- _Task prompt_:
Word for word, give the material below again, minus any images.

- _Data supplied_:
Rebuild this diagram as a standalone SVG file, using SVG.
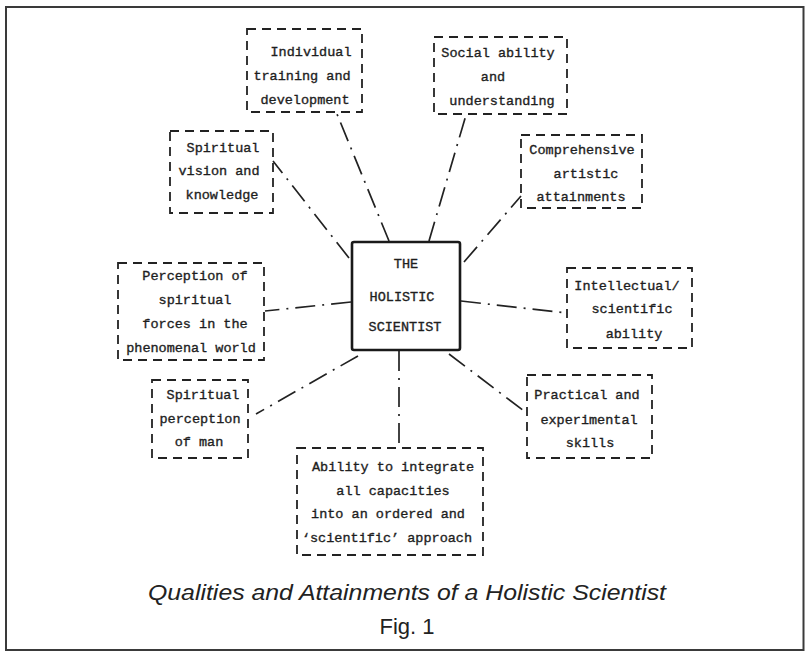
<svg xmlns="http://www.w3.org/2000/svg" width="805" height="656" viewBox="0 0 805 656">
<defs>
<style>
.frame{fill:none;stroke:#3a3a3a;stroke-width:2}
.box{fill:none;stroke:#222;stroke-width:1.8;stroke-dasharray:9 6}
.core{fill:none;stroke:#1a1a1a;stroke-width:2.6}
.conn{fill:none;stroke:#222;stroke-width:1.7;stroke-dasharray:20 7 2 7}
.t{font-family:"Liberation Mono","Courier New",monospace;font-size:13.5px;fill:#1e1e1e;stroke:#1e1e1e;stroke-width:0.35;text-anchor:middle}
.cap{font-family:"Liberation Sans",Arial,sans-serif;font-size:22px;fill:#222;text-anchor:middle}
</style>
</defs>
<rect width="805" height="656" fill="#fff"/>
<rect class="frame" x="6" y="7" width="797.5" height="643"/>

<g id="connectors">
<line class="conn" x1="389" y1="241" x2="337" y2="114"/>
<line class="conn" x1="349" y1="258" x2="273" y2="161"/>
<line class="conn" x1="429" y1="241" x2="466" y2="115"/>
<line class="conn" x1="464" y1="262" x2="521" y2="196"/>
<line class="conn" x1="351" y1="302" x2="265" y2="311"/>
<line class="conn" x1="461" y1="301" x2="567" y2="313"/>
<line class="conn" x1="358" y1="356" x2="256" y2="414"/>
<line class="conn" x1="399" y1="351" x2="399" y2="448"/>
<line class="conn" x1="449" y1="354" x2="524" y2="411"/>
</g>

<g id="center">
<rect class="core" x="352" y="242" width="108" height="108" rx="2"/>
<text class="t" x="406" y="268">THE</text>
<text class="t" x="402" y="301">HOLISTIC</text>
<text class="t" x="405" y="331">SCIENTIST</text>
</g>

<g id="individual">
<rect class="box" x="247" y="29" width="115" height="83"/>
<text class="t" x="311" y="56">Individual</text>
<text class="t" x="302" y="80">training and</text>
<text class="t" x="305" y="104">development</text>
</g>

<g id="social">
<rect class="box" x="434" y="37" width="133" height="77"/>
<text class="t" x="498" y="57">Social ability</text>
<text class="t" x="493" y="81">and</text>
<text class="t" x="502" y="105">understanding</text>
</g>

<g id="spiritual-vision">
<rect class="box" x="170" y="131" width="103" height="82"/>
<text class="t" x="223" y="152">Spiritual</text>
<text class="t" x="219" y="175">vision and</text>
<text class="t" x="222" y="199">knowledge</text>
</g>

<g id="artistic">
<rect class="box" x="521" y="135" width="121" height="73"/>
<text class="t" x="582" y="154">Comprehensive</text>
<text class="t" x="586" y="178">artistic</text>
<text class="t" x="581" y="201">attainments</text>
</g>

<g id="perception-forces">
<rect class="box" x="118" y="263" width="146" height="97"/>
<text class="t" x="195" y="280">Perception of</text>
<text class="t" x="195" y="304">spiritual</text>
<text class="t" x="195" y="328">forces in the</text>
<text class="t" x="191" y="352">phenomenal world</text>
</g>

<g id="intellectual">
<rect class="box" x="567" y="268" width="125" height="80"/>
<text class="t" x="627" y="290">Intellectual/</text>
<text class="t" x="632" y="313">scientific</text>
<text class="t" x="634" y="338">ability</text>
</g>

<g id="spiritual-perception">
<rect class="box" x="152" y="380" width="96" height="78"/>
<text class="t" x="203" y="399">Spiritual</text>
<text class="t" x="200" y="423">perception</text>
<text class="t" x="199" y="446">of man</text>
</g>

<g id="practical">
<rect class="box" x="527" y="375" width="125" height="83"/>
<text class="t" x="587" y="399">Practical and</text>
<text class="t" x="589" y="424">experimental</text>
<text class="t" x="590" y="447">skills</text>
</g>

<g id="integrate">
<rect class="box" x="297" y="448" width="186" height="107"/>
<text class="t" x="393" y="471">Ability to integrate</text>
<text class="t" x="393" y="495">all capacities</text>
<text class="t" x="388" y="518">into an ordered and</text>
<text class="t" x="387" y="542">‘scientific’ approach</text>
</g>

<g id="caption">
<text class="cap" x="407" y="600" font-style="italic" textLength="518" lengthAdjust="spacingAndGlyphs">Qualities and Attainments of a Holistic Scientist</text>
<text class="cap" x="407" y="634">Fig. 1</text>
</g>
</svg>
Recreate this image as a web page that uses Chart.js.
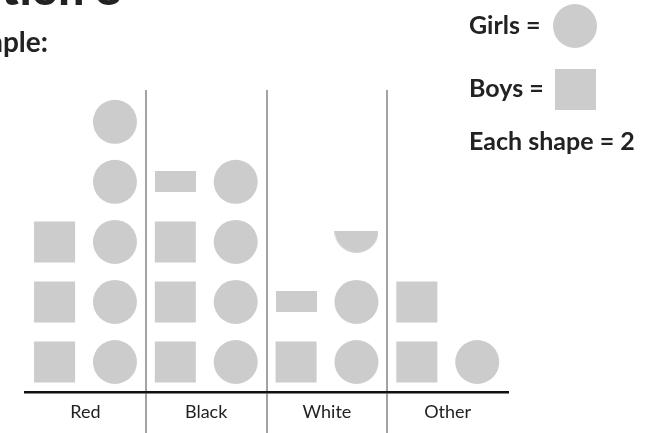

- _Result of the task_:
Rebuild this diagram as a standalone SVG file, using SVG.
<svg xmlns="http://www.w3.org/2000/svg" width="805" height="656" viewBox="0 0 805 656">
<defs>
<style>
.frame{fill:none;stroke:#3a3a3a;stroke-width:2}
.box{fill:none;stroke:#222;stroke-width:1.8;stroke-dasharray:9 6}
.core{fill:none;stroke:#1a1a1a;stroke-width:2.6}
.conn{fill:none;stroke:#222;stroke-width:1.7;stroke-dasharray:20 7 2 7}
.t{font-family:"Liberation Mono","Courier New",monospace;font-size:13.5px;fill:#1e1e1e;stroke:#1e1e1e;stroke-width:0.35;text-anchor:middle}
.cap{font-family:"Liberation Sans",Arial,sans-serif;font-size:22px;fill:#222;text-anchor:middle}
</style>
</defs>
<rect width="805" height="656" fill="#fff"/>
<rect class="frame" x="6" y="7" width="797.5" height="643"/>

<g id="connectors">
<line class="conn" x1="389" y1="241" x2="337" y2="114"/>
<line class="conn" x1="349" y1="258" x2="273" y2="161"/>
<line class="conn" x1="429" y1="241" x2="466" y2="115"/>
<line class="conn" x1="464" y1="262" x2="521" y2="196"/>
<line class="conn" x1="351" y1="302" x2="265" y2="311"/>
<line class="conn" x1="461" y1="301" x2="567" y2="313"/>
<line class="conn" x1="358" y1="356" x2="256" y2="414"/>
<line class="conn" x1="399" y1="351" x2="399" y2="448"/>
<line class="conn" x1="449" y1="354" x2="524" y2="411"/>
</g>

<g id="center">
<rect class="core" x="352" y="242" width="108" height="108" rx="2"/>
<text class="t" x="406" y="268">THE</text>
<text class="t" x="402" y="301">HOLISTIC</text>
<text class="t" x="405" y="331">SCIENTIST</text>
</g>

<g id="individual">
<rect class="box" x="247" y="29" width="115" height="83"/>
<text class="t" x="311" y="56">Individual</text>
<text class="t" x="302" y="80">training and</text>
<text class="t" x="305" y="104">development</text>
</g>

<g id="social">
<rect class="box" x="434" y="37" width="133" height="77"/>
<text class="t" x="498" y="57">Social ability</text>
<text class="t" x="493" y="81">and</text>
<text class="t" x="502" y="105">understanding</text>
</g>

<g id="spiritual-vision">
<rect class="box" x="170" y="131" width="103" height="82"/>
<text class="t" x="223" y="152">Spiritual</text>
<text class="t" x="219" y="175">vision and</text>
<text class="t" x="222" y="199">knowledge</text>
</g>

<g id="artistic">
<rect class="box" x="521" y="135" width="121" height="73"/>
<text class="t" x="582" y="154">Comprehensive</text>
<text class="t" x="586" y="178">artistic</text>
<text class="t" x="581" y="201">attainments</text>
</g>

<g id="perception-forces">
<rect class="box" x="118" y="263" width="146" height="97"/>
<text class="t" x="195" y="280">Perception of</text>
<text class="t" x="195" y="304">spiritual</text>
<text class="t" x="195" y="328">forces in the</text>
<text class="t" x="191" y="352">phenomenal world</text>
</g>

<g id="intellectual">
<rect class="box" x="567" y="268" width="125" height="80"/>
<text class="t" x="627" y="290">Intellectual/</text>
<text class="t" x="632" y="313">scientific</text>
<text class="t" x="634" y="338">ability</text>
</g>

<g id="spiritual-perception">
<rect class="box" x="152" y="380" width="96" height="78"/>
<text class="t" x="203" y="399">Spiritual</text>
<text class="t" x="200" y="423">perception</text>
<text class="t" x="199" y="446">of man</text>
</g>

<g id="practical">
<rect class="box" x="527" y="375" width="125" height="83"/>
<text class="t" x="587" y="399">Practical and</text>
<text class="t" x="589" y="424">experimental</text>
<text class="t" x="590" y="447">skills</text>
</g>

<g id="integrate">
<rect class="box" x="297" y="448" width="186" height="107"/>
<text class="t" x="393" y="471">Ability to integrate</text>
<text class="t" x="393" y="495">all capacities</text>
<text class="t" x="388" y="518">into an ordered and</text>
<text class="t" x="387" y="542">‘scientific’ approach</text>
</g>

<g id="caption">
<text class="cap" x="407" y="600" font-style="italic" textLength="518" lengthAdjust="spacingAndGlyphs">Qualities and Attainments of a Holistic Scientist</text>
<text class="cap" x="407" y="634">Fig. 1</text>
</g>
</svg>
Recreate this image as a web page that uses Chart.js.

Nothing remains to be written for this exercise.